As it stands, the top-heavy team (which is using an average playoff team’s minute allocation) is giving 19% of its minutes to guys who aren’t very good. Why should you do that? The deep team can sit everyone after the 8th man and have the top 8 guys play an extra 2.5 minutes per game. Now, in 19 games the deep team wins 16.4 games – more than the top-heavy team. So if you really shorten up your bench and run an 8 man rotation, you can be as effective, if not more so, even when your top four guys aren’t as good as the other team’s top four. If you’re worried about fatigue, you can produce the same 16 wins as the top-heavy team by just giving players four through eight extra minutes (player four still only plays 33.6 minutes per game), and your top three play just as much as the top three on the other team.
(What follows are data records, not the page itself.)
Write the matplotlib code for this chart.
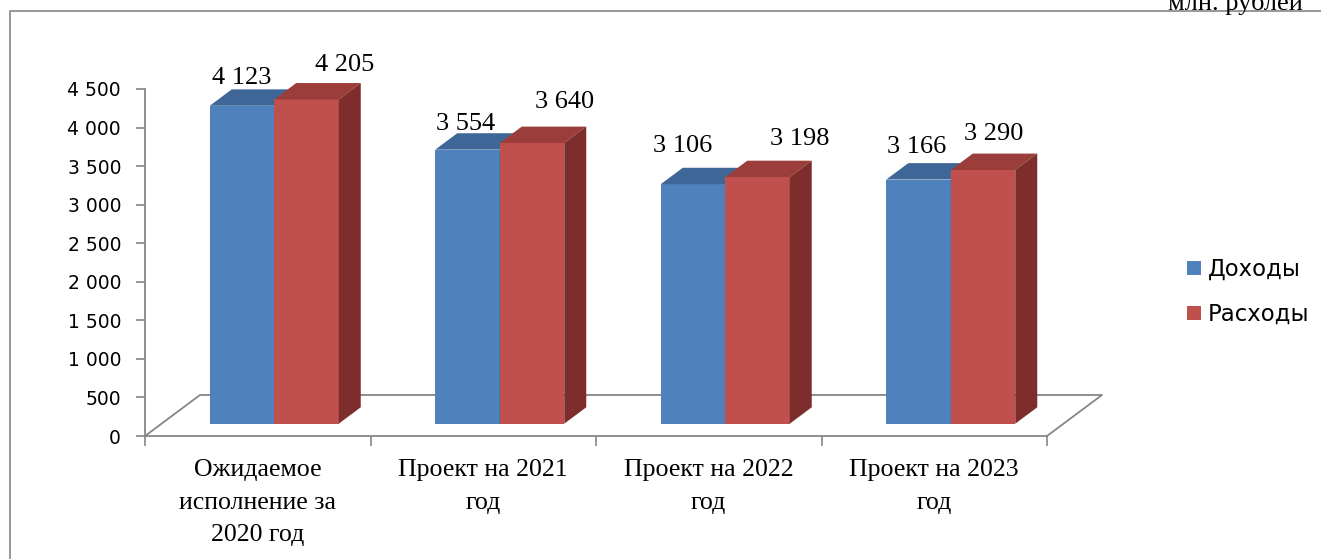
import numpy as np
import matplotlib
matplotlib.use("Agg")
import matplotlib.pyplot as plt
from matplotlib.patches import Polygon, Patch
from matplotlib.lines import Line2D

# data
categories = ["Ожидаемое\nисполнение за\n2020 год", "Проект на 2021\nгод",
              "Проект на 2022\nгод", "Проект на 2023\nгод"]
series_names = ["Доходы", "Расходы"]
dohody = [4123, 3554, 3106, 3166]
rashody = [4205, 3640, 3198, 3290]
yticks = [0, 500, 1000, 1500, 2000, 2500, 3000, 3500, 4000, 4500]

# style
W, H = 1321, 559
front_cols = ["#4F81BD", "#C0504D"]
top_cols = ["#3E6697", "#9B3E3B"]
side_cols = ["#2F5684", "#7D2E2C"]
grey = "#868686"
DX, DY = 0.244, 532.0      # full floor depth in data units
zf, zb = 0.30, 0.70        # bar front / back depth
gap, bw = 0.214, 0.286
# label offsets (px) from bar front top centre
lab_off = [[(0, 28), (38, 34)], [(-2, 26), (33, 41)],
           [(-10, 38), (42, 38)], [(-2, 33), (11, 36)]]

def px(v):
    return v * 72 / 100.0

fig = plt.figure(figsize=(W / 100, H / 100), dpi=100)
ax = fig.add_axes([145 / W, (H - 436) / H, 902 / W, 347 / H])
ax.set_xlim(0, 4)
ax.set_ylim(0, 4500)

for s in ["top", "right"]:
    ax.spines[s].set_visible(False)
for s in ["left", "bottom"]:
    ax.spines[s].set_color(grey)
    ax.spines[s].set_linewidth(1.3)

ax.set_yticks(yticks)
ax.set_yticklabels([f"{t:,}".replace(",", "\u00a0") for t in yticks])
ax.tick_params(axis="y", direction="out", length=px(9), width=1.2, color=grey,
               pad=px(15), labelsize=13.5)
ax.set_xticks([0, 1, 2, 3, 4])
ax.set_xticklabels([])
ax.tick_params(axis="x", which="major", direction="out", length=px(10), width=1.2, color=grey)
ax.set_xticks([0.5, 1.5, 2.5, 3.5], minor=True)
ax.set_xticklabels(categories, minor=True, family="Liberation Serif", fontsize=18.6,
                   linespacing=1.62)
ax.tick_params(axis="x", which="minor", length=0, pad=px(23))

# floor
ax.add_line(Line2D([0, DX, 4 + DX, 4], [0, DY, DY, 0], color=grey, lw=1.3,
                   clip_on=False, zorder=1))

for i in range(len(categories)):
    for s, vals in enumerate([dohody, rashody]):
        v = vals[i]
        x0 = i + gap + s * bw + zf * DX
        x1 = x0 + bw
        y0 = zf * DY
        y1 = y0 + v
        ddx = (zb - zf) * DX
        ddy = (zb - zf) * DY
        front = Polygon([(x0, y0), (x1, y0), (x1, y1), (x0, y1)], closed=True,
                        fc=front_cols[s], ec="none", clip_on=False, zorder=3)
        top = Polygon([(x0, y1), (x1, y1), (x1 + ddx, y1 + ddy), (x0 + ddx, y1 + ddy)],
                      closed=True, fc=top_cols[s], ec="none", clip_on=False, zorder=3)
        side = Polygon([(x1, y0), (x1 + ddx, y0 + ddy), (x1 + ddx, y1 + ddy), (x1, y1)],
                       closed=True, fc=side_cols[s], ec="none", clip_on=False, zorder=3)
        for p in (front, top, side):
            ax.add_patch(p)
        ox, oy = lab_off[i][s]
        ax.annotate(f"{v:,}".replace(",", "\u00a0"), xy=((x0 + x1) / 2, y1),
                    xytext=(px(ox), px(oy)), textcoords="offset points",
                    ha="center", va="center", family="Liberation Serif",
                    fontsize=19, annotation_clip=False, zorder=5)

handles = [Patch(fc=c, ec="none") for c in front_cols]
fig.legend(handles, series_names, loc="center left",
           bbox_to_anchor=(1187 / W, 1 - 292 / H), frameon=False,
           fontsize=16.4, handlelength=0.6, handleheight=0.6,
           handletextpad=0.3, labelspacing=0.95, borderpad=0, borderaxespad=0)

# outer frame and units (cut at the top edge as in the source)
fig.add_artist(Line2D([10 / W, 10 / W, 1], [0, 1 - 11 / H, 1 - 11 / H],
                      color=grey, lw=1.2, transform=fig.transFigure))
fig.text(1168 / W, 1 - 10 / H, "млн. рублей", family="Liberation Serif",
         fontsize=19, ha="left", va="baseline")

fig.savefig("out.png", dpi=100)
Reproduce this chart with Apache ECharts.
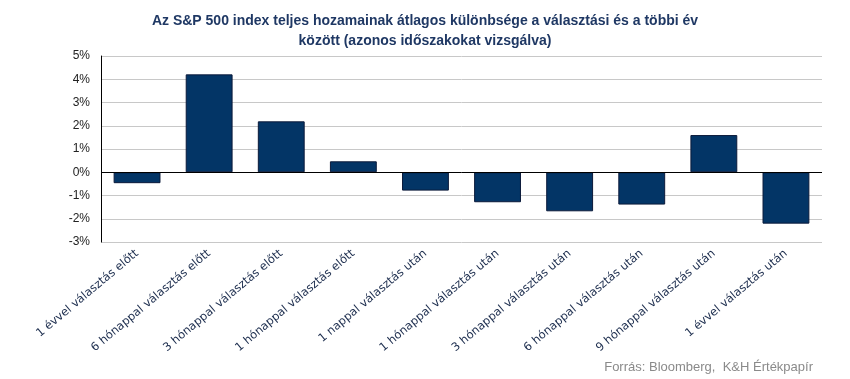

In the end, I think this is still what Arturo was talking about. The playoffs aren’t quite the same as the regular season because coaches shorten their bench and play the starters more minutes, which makes them more important. But that doesn’t mean that a deeper team, who has equal talent that is more spread out, can’t compete. It means that they have to be willing to shorten their bench even more than the other guy, to further cut out the weak contributions of the mid and deep bench players and emphasize the top 7 or 8 guys. With the particular numbers I used, your top players could be 2 or 3 playoff wins worse and you can make it up by giving your middle players more minutes. In the end, it comes down to a game of chicken: which coach is willing to run his best players the most?